(begin)

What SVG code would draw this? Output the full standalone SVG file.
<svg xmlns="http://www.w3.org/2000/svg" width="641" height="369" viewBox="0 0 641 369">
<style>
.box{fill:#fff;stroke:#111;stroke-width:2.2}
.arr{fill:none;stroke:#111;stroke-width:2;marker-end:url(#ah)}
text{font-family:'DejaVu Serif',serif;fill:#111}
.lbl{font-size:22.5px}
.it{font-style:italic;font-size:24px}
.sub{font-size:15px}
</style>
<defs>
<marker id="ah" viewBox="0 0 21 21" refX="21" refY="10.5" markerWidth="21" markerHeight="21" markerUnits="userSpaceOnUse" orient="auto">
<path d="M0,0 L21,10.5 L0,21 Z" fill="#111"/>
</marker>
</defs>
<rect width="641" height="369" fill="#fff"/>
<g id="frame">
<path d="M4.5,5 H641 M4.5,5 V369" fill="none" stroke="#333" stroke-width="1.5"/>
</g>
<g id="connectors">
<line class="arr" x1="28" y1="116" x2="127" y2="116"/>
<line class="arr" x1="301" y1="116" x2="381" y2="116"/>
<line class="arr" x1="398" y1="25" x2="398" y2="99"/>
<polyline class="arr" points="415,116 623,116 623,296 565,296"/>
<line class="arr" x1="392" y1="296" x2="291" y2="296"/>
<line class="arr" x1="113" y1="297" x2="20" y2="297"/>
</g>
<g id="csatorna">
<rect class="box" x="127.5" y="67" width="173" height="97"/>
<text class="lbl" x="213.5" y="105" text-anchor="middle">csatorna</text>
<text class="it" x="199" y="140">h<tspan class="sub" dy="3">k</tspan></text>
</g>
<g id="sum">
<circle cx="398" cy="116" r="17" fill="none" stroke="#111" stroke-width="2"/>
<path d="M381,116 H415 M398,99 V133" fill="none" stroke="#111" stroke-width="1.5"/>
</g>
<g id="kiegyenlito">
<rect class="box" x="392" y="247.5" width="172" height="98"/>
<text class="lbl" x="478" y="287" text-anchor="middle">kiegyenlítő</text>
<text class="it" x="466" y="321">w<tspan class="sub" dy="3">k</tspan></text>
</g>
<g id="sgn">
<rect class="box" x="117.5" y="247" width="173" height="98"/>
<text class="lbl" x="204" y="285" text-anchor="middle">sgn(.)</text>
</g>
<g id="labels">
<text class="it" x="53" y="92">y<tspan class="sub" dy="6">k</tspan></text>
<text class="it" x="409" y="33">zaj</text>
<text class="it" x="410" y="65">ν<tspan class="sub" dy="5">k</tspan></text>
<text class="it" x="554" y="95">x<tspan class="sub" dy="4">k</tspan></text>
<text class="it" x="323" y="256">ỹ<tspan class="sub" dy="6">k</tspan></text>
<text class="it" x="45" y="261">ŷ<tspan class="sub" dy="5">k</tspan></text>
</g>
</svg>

(end)

■ Set exercise
Please reproduce every line of the material word for word.

■ Written solution
What SVG code would draw this? Output the full standalone SVG file.
<svg xmlns="http://www.w3.org/2000/svg" width="641" height="369" viewBox="0 0 641 369">
<style>
.box{fill:#fff;stroke:#111;stroke-width:2.2}
.arr{fill:none;stroke:#111;stroke-width:2;marker-end:url(#ah)}
text{font-family:'DejaVu Serif',serif;fill:#111}
.lbl{font-size:22.5px}
.it{font-style:italic;font-size:24px}
.sub{font-size:15px}
</style>
<defs>
<marker id="ah" viewBox="0 0 21 21" refX="21" refY="10.5" markerWidth="21" markerHeight="21" markerUnits="userSpaceOnUse" orient="auto">
<path d="M0,0 L21,10.5 L0,21 Z" fill="#111"/>
</marker>
</defs>
<rect width="641" height="369" fill="#fff"/>
<g id="frame">
<path d="M4.5,5 H641 M4.5,5 V369" fill="none" stroke="#333" stroke-width="1.5"/>
</g>
<g id="connectors">
<line class="arr" x1="28" y1="116" x2="127" y2="116"/>
<line class="arr" x1="301" y1="116" x2="381" y2="116"/>
<line class="arr" x1="398" y1="25" x2="398" y2="99"/>
<polyline class="arr" points="415,116 623,116 623,296 565,296"/>
<line class="arr" x1="392" y1="296" x2="291" y2="296"/>
<line class="arr" x1="113" y1="297" x2="20" y2="297"/>
</g>
<g id="csatorna">
<rect class="box" x="127.5" y="67" width="173" height="97"/>
<text class="lbl" x="213.5" y="105" text-anchor="middle">csatorna</text>
<text class="it" x="199" y="140">h<tspan class="sub" dy="3">k</tspan></text>
</g>
<g id="sum">
<circle cx="398" cy="116" r="17" fill="none" stroke="#111" stroke-width="2"/>
<path d="M381,116 H415 M398,99 V133" fill="none" stroke="#111" stroke-width="1.5"/>
</g>
<g id="kiegyenlito">
<rect class="box" x="392" y="247.5" width="172" height="98"/>
<text class="lbl" x="478" y="287" text-anchor="middle">kiegyenlítő</text>
<text class="it" x="466" y="321">w<tspan class="sub" dy="3">k</tspan></text>
</g>
<g id="sgn">
<rect class="box" x="117.5" y="247" width="173" height="98"/>
<text class="lbl" x="204" y="285" text-anchor="middle">sgn(.)</text>
</g>
<g id="labels">
<text class="it" x="53" y="92">y<tspan class="sub" dy="6">k</tspan></text>
<text class="it" x="409" y="33">zaj</text>
<text class="it" x="410" y="65">ν<tspan class="sub" dy="5">k</tspan></text>
<text class="it" x="554" y="95">x<tspan class="sub" dy="4">k</tspan></text>
<text class="it" x="323" y="256">ỹ<tspan class="sub" dy="6">k</tspan></text>
<text class="it" x="45" y="261">ŷ<tspan class="sub" dy="5">k</tspan></text>
</g>
</svg>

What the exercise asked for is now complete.